╭─ Data lines

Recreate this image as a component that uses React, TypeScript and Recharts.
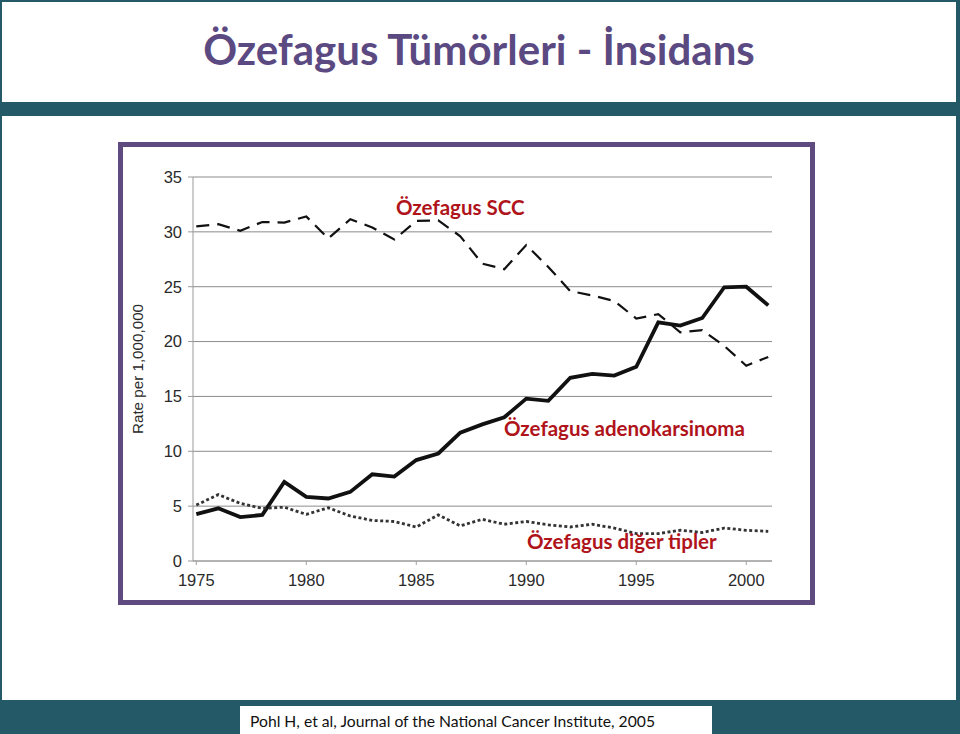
import type { CSSProperties } from 'react';
import { CartesianGrid, Line, LineChart, XAxis, YAxis } from 'recharts';

const years = [
  1975, 1976, 1977, 1978, 1979, 1980, 1981, 1982, 1983, 1984, 1985, 1986, 1987, 1988,
  1989, 1990, 1991, 1992, 1993, 1994, 1995, 1996, 1997, 1998, 1999, 2000, 2001
];
const sccRates = [
  30.5, 30.7, 30.1, 30.9, 30.85, 31.4, 29.4, 31.15, 30.4, 29.3, 31.0, 31.05, 29.6, 27.1,
  26.6, 28.8, 26.8, 24.6, 24.2, 23.7, 22.1, 22.5, 20.85, 21.05, 19.6, 17.8, 18.6
];
const adenoRates = [
  4.27, 4.8, 4.0, 4.2, 7.2, 5.85, 5.7, 6.3, 7.9, 7.7, 9.2, 9.8, 11.7, 12.45,
  13.1, 14.8, 14.6, 16.7, 17.05, 16.9, 17.7, 21.75, 21.45, 22.15, 24.95, 25.0, 23.3
];
const otherRates = [
  5.1, 6.05, 5.25, 4.8, 4.9, 4.25, 4.85, 4.1, 3.7, 3.6, 3.1, 4.2, 3.2, 3.8,
  3.35, 3.6, 3.3, 3.1, 3.35, 3.0, 2.5, 2.5, 2.8, 2.6, 3.0, 2.8, 2.7
];
const xTicks = [1975, 1980, 1985, 1990, 1995, 2000];
const yTicks = [0, 5, 10, 15, 20, 25, 30, 35];

const data = years.map((year, i) => ({
  year,
  scc: sccRates[i],
  adeno: adenoRates[i],
  other: otherRates[i]
}));

const teal = '#245a68';
const purple = '#5f4b7f';
const red = '#b0141b';

const noteStyle: CSSProperties = {
  position: 'absolute',
  color: red,
  fontFamily: 'Lato, sans-serif',
  fontWeight: 700,
  fontSize: 20.5,
  lineHeight: '20px',
  whiteSpace: 'nowrap'
};

const axisFont = '"Liberation Sans", Arial, sans-serif';
const tickStyle = { fill: '#2a2a2a', fontSize: 16.5, fontFamily: axisFont };

export default function App() {
  return (
    <div style={{ position: 'fixed', left: 0, top: 0, width: 960, height: 734, background: teal, overflow: 'hidden' }}>
      {/* title box */}
      <div style={{ position: 'absolute', left: 2, top: 2, width: 954, height: 100, background: '#fff' }} />
      <div
        style={{
          position: 'absolute',
          left: 0,
          top: 24,
          width: 958,
          textAlign: 'center',
          color: '#5b4a82',
          fontFamily: 'Lato, sans-serif',
          fontWeight: 700,
          fontSize: 42,
          lineHeight: '50px',
          whiteSpace: 'nowrap'
        }}
      >
        Özefagus Tümörleri - İnsidans
      </div>

      {/* main content box */}
      <div style={{ position: 'absolute', left: 2, top: 116, width: 954, height: 584, background: '#fff' }} />

      {/* chart frame */}
      <div
        style={{
          position: 'absolute',
          left: 118,
          top: 142,
          width: 697,
          height: 463,
          boxSizing: 'border-box',
          border: `5px solid ${purple}`,
          background: '#fff'
        }}
      />
      <div style={{ position: 'absolute', left: 120, top: 147 }}>
        <LineChart width={690} height={450} data={data} margin={{ top: 30, right: 38, bottom: 0, left: 0 }}>
          <CartesianGrid vertical={false} stroke="#8c8c8c" />
          <XAxis
            dataKey="year"
            type="number"
            domain={[1974.85, 2001.17]}
            ticks={xTicks}
            height={36}
            stroke="#a0a0a0"
            tickSize={4}
            tickMargin={9}
            tick={tickStyle}
          />
          <YAxis
            type="number"
            domain={[0, 35]}
            ticks={yTicks}
            width={73}
            stroke="#9a9a9a"
            tickSize={5}
            tickMargin={6}
            tick={tickStyle}
            label={{
              value: 'Rate per 1,000,000',
              angle: -90,
              position: 'insideLeft',
              offset: 18,
              style: { textAnchor: 'middle', fill: '#2a2a2a', fontSize: 15.2, fontFamily: axisFont }
            }}
          />
          <Line
            dataKey="scc"
            type="linear"
            stroke="#111"
            strokeWidth={2.2}
            strokeDasharray="13 8"
            dot={false}
            isAnimationActive={false}
          />
          <Line
            dataKey="adeno"
            type="linear"
            stroke="#111"
            strokeWidth={3.8}
            dot={false}
            isAnimationActive={false}
          />
          <Line
            dataKey="other"
            type="linear"
            stroke="#333"
            strokeWidth={2.8}
            strokeDasharray="3 2.5"
            dot={false}
            isAnimationActive={false}
          />
        </LineChart>
      </div>

      <div style={{ ...noteStyle, left: 396, top: 197 }}>Özefagus SCC</div>
      <div style={{ ...noteStyle, left: 504, top: 418 }}>Özefagus adenokarsinoma</div>
      <div style={{ ...noteStyle, left: 527, top: 531 }}>Özefagus diğer tipler</div>

      {/* citation */}
      <div style={{ position: 'absolute', left: 240, top: 706, width: 472, height: 28, background: '#fff' }} />
      <div
        style={{
          position: 'absolute',
          left: 250,
          top: 711,
          color: '#111',
          fontFamily: 'Lato, sans-serif',
          fontSize: 15.7,
          lineHeight: '20px',
          whiteSpace: 'nowrap'
        }}
      >
        Pohl H, et al, Journal of the National Cancer Institute, 2005
      </div>
    </div>
  );
}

╰─

Each line above is to be copied verbatim. Drop any image from the copy.

Recreate this image as a component that uses React, TypeScript and Recharts.
import type { CSSProperties } from 'react';
import { CartesianGrid, Line, LineChart, XAxis, YAxis } from 'recharts';

const years = [
  1975, 1976, 1977, 1978, 1979, 1980, 1981, 1982, 1983, 1984, 1985, 1986, 1987, 1988,
  1989, 1990, 1991, 1992, 1993, 1994, 1995, 1996, 1997, 1998, 1999, 2000, 2001
];
const sccRates = [
  30.5, 30.7, 30.1, 30.9, 30.85, 31.4, 29.4, 31.15, 30.4, 29.3, 31.0, 31.05, 29.6, 27.1,
  26.6, 28.8, 26.8, 24.6, 24.2, 23.7, 22.1, 22.5, 20.85, 21.05, 19.6, 17.8, 18.6
];
const adenoRates = [
  4.27, 4.8, 4.0, 4.2, 7.2, 5.85, 5.7, 6.3, 7.9, 7.7, 9.2, 9.8, 11.7, 12.45,
  13.1, 14.8, 14.6, 16.7, 17.05, 16.9, 17.7, 21.75, 21.45, 22.15, 24.95, 25.0, 23.3
];
const otherRates = [
  5.1, 6.05, 5.25, 4.8, 4.9, 4.25, 4.85, 4.1, 3.7, 3.6, 3.1, 4.2, 3.2, 3.8,
  3.35, 3.6, 3.3, 3.1, 3.35, 3.0, 2.5, 2.5, 2.8, 2.6, 3.0, 2.8, 2.7
];
const xTicks = [1975, 1980, 1985, 1990, 1995, 2000];
const yTicks = [0, 5, 10, 15, 20, 25, 30, 35];

const data = years.map((year, i) => ({
  year,
  scc: sccRates[i],
  adeno: adenoRates[i],
  other: otherRates[i]
}));

const teal = '#245a68';
const purple = '#5f4b7f';
const red = '#b0141b';

const noteStyle: CSSProperties = {
  position: 'absolute',
  color: red,
  fontFamily: 'Lato, sans-serif',
  fontWeight: 700,
  fontSize: 20.5,
  lineHeight: '20px',
  whiteSpace: 'nowrap'
};

const axisFont = '"Liberation Sans", Arial, sans-serif';
const tickStyle = { fill: '#2a2a2a', fontSize: 16.5, fontFamily: axisFont };

export default function App() {
  return (
    <div style={{ position: 'fixed', left: 0, top: 0, width: 960, height: 734, background: teal, overflow: 'hidden' }}>
      {/* title box */}
      <div style={{ position: 'absolute', left: 2, top: 2, width: 954, height: 100, background: '#fff' }} />
      <div
        style={{
          position: 'absolute',
          left: 0,
          top: 24,
          width: 958,
          textAlign: 'center',
          color: '#5b4a82',
          fontFamily: 'Lato, sans-serif',
          fontWeight: 700,
          fontSize: 42,
          lineHeight: '50px',
          whiteSpace: 'nowrap'
        }}
      >
        Özefagus Tümörleri - İnsidans
      </div>

      {/* main content box */}
      <div style={{ position: 'absolute', left: 2, top: 116, width: 954, height: 584, background: '#fff' }} />

      {/* chart frame */}
      <div
        style={{
          position: 'absolute',
          left: 118,
          top: 142,
          width: 697,
          height: 463,
          boxSizing: 'border-box',
          border: `5px solid ${purple}`,
          background: '#fff'
        }}
      />
      <div style={{ position: 'absolute', left: 120, top: 147 }}>
        <LineChart width={690} height={450} data={data} margin={{ top: 30, right: 38, bottom: 0, left: 0 }}>
          <CartesianGrid vertical={false} stroke="#8c8c8c" />
          <XAxis
            dataKey="year"
            type="number"
            domain={[1974.85, 2001.17]}
            ticks={xTicks}
            height={36}
            stroke="#a0a0a0"
            tickSize={4}
            tickMargin={9}
            tick={tickStyle}
          />
          <YAxis
            type="number"
            domain={[0, 35]}
            ticks={yTicks}
            width={73}
            stroke="#9a9a9a"
            tickSize={5}
            tickMargin={6}
            tick={tickStyle}
            label={{
              value: 'Rate per 1,000,000',
              angle: -90,
              position: 'insideLeft',
              offset: 18,
              style: { textAnchor: 'middle', fill: '#2a2a2a', fontSize: 15.2, fontFamily: axisFont }
            }}
          />
          <Line
            dataKey="scc"
            type="linear"
            stroke="#111"
            strokeWidth={2.2}
            strokeDasharray="13 8"
            dot={false}
            isAnimationActive={false}
          />
          <Line
            dataKey="adeno"
            type="linear"
            stroke="#111"
            strokeWidth={3.8}
            dot={false}
            isAnimationActive={false}
          />
          <Line
            dataKey="other"
            type="linear"
            stroke="#333"
            strokeWidth={2.8}
            strokeDasharray="3 2.5"
            dot={false}
            isAnimationActive={false}
          />
        </LineChart>
      </div>

      <div style={{ ...noteStyle, left: 396, top: 197 }}>Özefagus SCC</div>
      <div style={{ ...noteStyle, left: 504, top: 418 }}>Özefagus adenokarsinoma</div>
      <div style={{ ...noteStyle, left: 527, top: 531 }}>Özefagus diğer tipler</div>

      {/* citation */}
      <div style={{ position: 'absolute', left: 240, top: 706, width: 472, height: 28, background: '#fff' }} />
      <div
        style={{
          position: 'absolute',
          left: 250,
          top: 711,
          color: '#111',
          fontFamily: 'Lato, sans-serif',
          fontSize: 15.7,
          lineHeight: '20px',
          whiteSpace: 'nowrap'
        }}
      >
        Pohl H, et al, Journal of the National Cancer Institute, 2005
      </div>
    </div>
  );
}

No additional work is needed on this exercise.